* _Requirements_: Everything from the first line down to the line containing "const LEGEND_PAD = 5;" is to be retyped exactly, both ends included, with pictures left out.

────────────────

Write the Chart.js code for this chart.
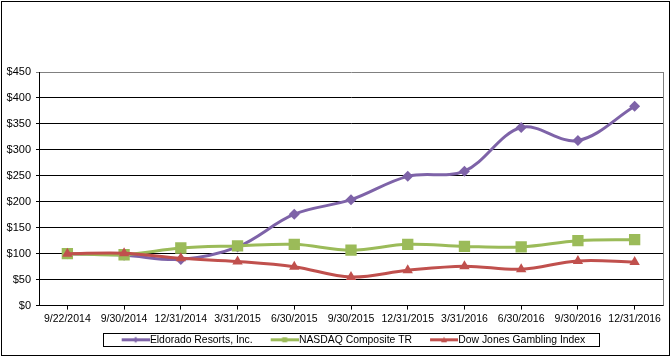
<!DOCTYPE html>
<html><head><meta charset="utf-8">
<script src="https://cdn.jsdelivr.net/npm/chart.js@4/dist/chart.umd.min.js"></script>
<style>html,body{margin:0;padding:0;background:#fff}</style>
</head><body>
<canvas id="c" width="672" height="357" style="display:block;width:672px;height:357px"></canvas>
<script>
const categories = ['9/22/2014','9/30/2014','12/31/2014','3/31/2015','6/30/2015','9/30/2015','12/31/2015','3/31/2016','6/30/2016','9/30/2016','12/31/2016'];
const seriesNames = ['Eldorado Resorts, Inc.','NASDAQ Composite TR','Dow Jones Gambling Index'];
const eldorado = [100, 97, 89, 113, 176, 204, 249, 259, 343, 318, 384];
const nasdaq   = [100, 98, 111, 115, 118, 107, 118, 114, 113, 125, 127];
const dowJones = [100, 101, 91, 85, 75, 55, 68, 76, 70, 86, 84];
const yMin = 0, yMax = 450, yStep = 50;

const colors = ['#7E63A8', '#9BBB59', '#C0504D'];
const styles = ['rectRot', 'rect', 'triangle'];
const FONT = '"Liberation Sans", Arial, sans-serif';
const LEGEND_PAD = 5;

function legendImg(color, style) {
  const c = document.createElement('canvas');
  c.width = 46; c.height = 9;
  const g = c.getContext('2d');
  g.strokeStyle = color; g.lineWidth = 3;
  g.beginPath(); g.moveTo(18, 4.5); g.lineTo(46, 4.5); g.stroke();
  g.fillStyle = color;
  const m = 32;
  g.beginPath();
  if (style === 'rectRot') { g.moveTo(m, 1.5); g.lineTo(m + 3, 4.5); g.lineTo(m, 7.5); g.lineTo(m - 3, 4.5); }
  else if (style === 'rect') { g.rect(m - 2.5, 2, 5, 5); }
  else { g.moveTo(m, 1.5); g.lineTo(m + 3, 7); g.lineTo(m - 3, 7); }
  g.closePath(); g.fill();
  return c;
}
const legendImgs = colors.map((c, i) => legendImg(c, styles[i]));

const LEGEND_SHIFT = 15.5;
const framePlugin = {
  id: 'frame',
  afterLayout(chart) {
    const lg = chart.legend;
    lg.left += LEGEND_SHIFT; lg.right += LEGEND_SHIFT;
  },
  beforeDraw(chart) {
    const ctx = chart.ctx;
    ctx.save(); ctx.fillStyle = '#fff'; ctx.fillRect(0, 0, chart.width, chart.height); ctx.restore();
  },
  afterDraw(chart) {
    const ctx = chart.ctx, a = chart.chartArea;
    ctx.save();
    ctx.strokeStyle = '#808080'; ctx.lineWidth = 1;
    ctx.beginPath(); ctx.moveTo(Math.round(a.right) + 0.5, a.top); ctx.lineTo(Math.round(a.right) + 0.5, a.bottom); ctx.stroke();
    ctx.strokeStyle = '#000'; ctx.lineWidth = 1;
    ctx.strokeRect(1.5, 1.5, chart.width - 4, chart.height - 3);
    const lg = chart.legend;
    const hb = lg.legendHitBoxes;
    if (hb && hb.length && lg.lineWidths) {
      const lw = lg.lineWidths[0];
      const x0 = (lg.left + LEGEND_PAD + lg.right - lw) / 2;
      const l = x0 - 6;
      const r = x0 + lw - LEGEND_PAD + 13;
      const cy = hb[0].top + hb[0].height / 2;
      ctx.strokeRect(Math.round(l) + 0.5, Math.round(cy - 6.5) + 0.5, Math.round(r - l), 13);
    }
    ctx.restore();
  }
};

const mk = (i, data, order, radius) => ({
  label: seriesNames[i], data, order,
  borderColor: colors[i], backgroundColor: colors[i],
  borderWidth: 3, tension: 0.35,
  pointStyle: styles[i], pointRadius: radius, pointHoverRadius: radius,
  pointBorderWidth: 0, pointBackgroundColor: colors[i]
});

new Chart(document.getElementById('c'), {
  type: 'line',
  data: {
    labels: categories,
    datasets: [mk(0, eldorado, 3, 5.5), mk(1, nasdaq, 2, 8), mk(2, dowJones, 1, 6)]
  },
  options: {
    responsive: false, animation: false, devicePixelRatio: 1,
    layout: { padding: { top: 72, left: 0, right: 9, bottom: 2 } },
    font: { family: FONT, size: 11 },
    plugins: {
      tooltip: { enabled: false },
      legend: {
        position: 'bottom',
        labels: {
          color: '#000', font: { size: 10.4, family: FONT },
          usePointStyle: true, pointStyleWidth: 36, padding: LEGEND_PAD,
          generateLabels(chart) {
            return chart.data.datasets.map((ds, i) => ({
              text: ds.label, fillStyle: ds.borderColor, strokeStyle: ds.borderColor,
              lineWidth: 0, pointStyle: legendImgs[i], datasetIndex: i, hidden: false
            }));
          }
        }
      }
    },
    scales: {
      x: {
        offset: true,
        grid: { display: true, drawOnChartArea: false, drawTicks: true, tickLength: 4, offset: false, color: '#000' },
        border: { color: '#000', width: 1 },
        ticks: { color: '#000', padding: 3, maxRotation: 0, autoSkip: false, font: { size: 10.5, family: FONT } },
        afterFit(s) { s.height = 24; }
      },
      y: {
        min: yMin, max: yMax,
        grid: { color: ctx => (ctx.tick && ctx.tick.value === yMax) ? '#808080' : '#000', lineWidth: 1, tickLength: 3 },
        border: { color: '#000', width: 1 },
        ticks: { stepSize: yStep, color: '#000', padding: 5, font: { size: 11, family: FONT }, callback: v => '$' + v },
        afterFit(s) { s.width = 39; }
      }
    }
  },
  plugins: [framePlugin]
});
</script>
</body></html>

────────────────

* _Problem solution_:
Write the Chart.js code for this chart.
<!DOCTYPE html>
<html><head><meta charset="utf-8">
<script src="https://cdn.jsdelivr.net/npm/chart.js@4/dist/chart.umd.min.js"></script>
<style>html,body{margin:0;padding:0;background:#fff}</style>
</head><body>
<canvas id="c" width="672" height="357" style="display:block;width:672px;height:357px"></canvas>
<script>
const categories = ['9/22/2014','9/30/2014','12/31/2014','3/31/2015','6/30/2015','9/30/2015','12/31/2015','3/31/2016','6/30/2016','9/30/2016','12/31/2016'];
const seriesNames = ['Eldorado Resorts, Inc.','NASDAQ Composite TR','Dow Jones Gambling Index'];
const eldorado = [100, 97, 89, 113, 176, 204, 249, 259, 343, 318, 384];
const nasdaq   = [100, 98, 111, 115, 118, 107, 118, 114, 113, 125, 127];
const dowJones = [100, 101, 91, 85, 75, 55, 68, 76, 70, 86, 84];
const yMin = 0, yMax = 450, yStep = 50;

const colors = ['#7E63A8', '#9BBB59', '#C0504D'];
const styles = ['rectRot', 'rect', 'triangle'];
const FONT = '"Liberation Sans", Arial, sans-serif';
const LEGEND_PAD = 5;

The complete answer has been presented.